# Variation Functions



## Oouzha (Mar 15, 2021)

I recently switched from Sibelius to Dorico, because I like almost everything better in Dorico.

However, Sibelius did have one function it seems I can't get in Dorico: the ability to run variations on musical fragments, such as inversion, retrograde, half speed, double speed, etc. I found these functions to be a really great way to quickly whip up related material and spark new ideas. I may be forced to resubscribe to Sibelius, just to run quick motivic variations!

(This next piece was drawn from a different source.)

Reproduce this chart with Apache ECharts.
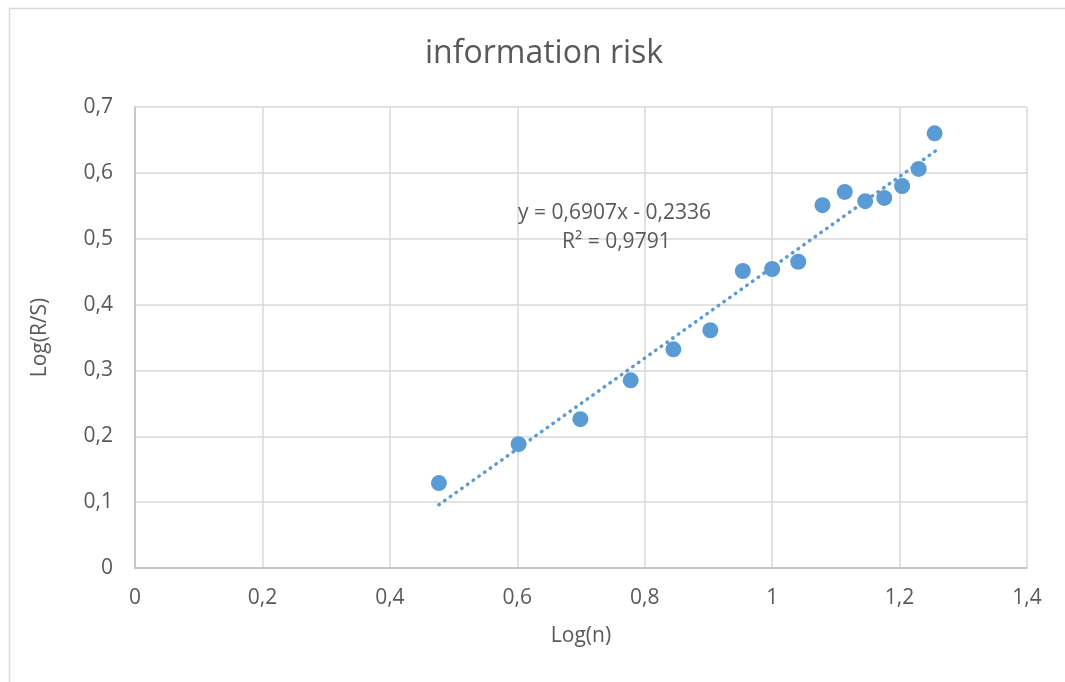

My question is: is there another, free or less-expensive app that can run these basic sorts of permutations ? (I'd just export the melodic fragments as MusicXML and then bring into the secondary app.)

Thanks! Peter


----------



## Bollen (Mar 15, 2021)

Oouzha said:


> I recently switched from Sibelius to Dorico, because I like almost everything better in Dorico.
> 
> However, Sibelius did have one function it seems I can't get in Dorico: the ability to run variations on musical fragments, such as inversion, retrograde, half speed, double speed, etc. I found these functions to be a really great way to quickly whip up related material and spark new ideas. I may be forced to resubscribe to Sibelius, just to run quick motivic variations!
> 
> ...


I don't know _ONE_ tool that can do all those bits and bobs, but I have used this one in the past: https://composertools.com/tools/

Dorico does have some basic tools, but I'm not sure how many. I tend to do everything manually these days... Talk about moving into the future... 🤔


----------



## Oouzha (Mar 15, 2021)

Thanks. I'll check that link out! I probably should get better at doing it manually. But that's the sort of administrative work that wears me out. I like taking the pictures but not so much developing the film.


----------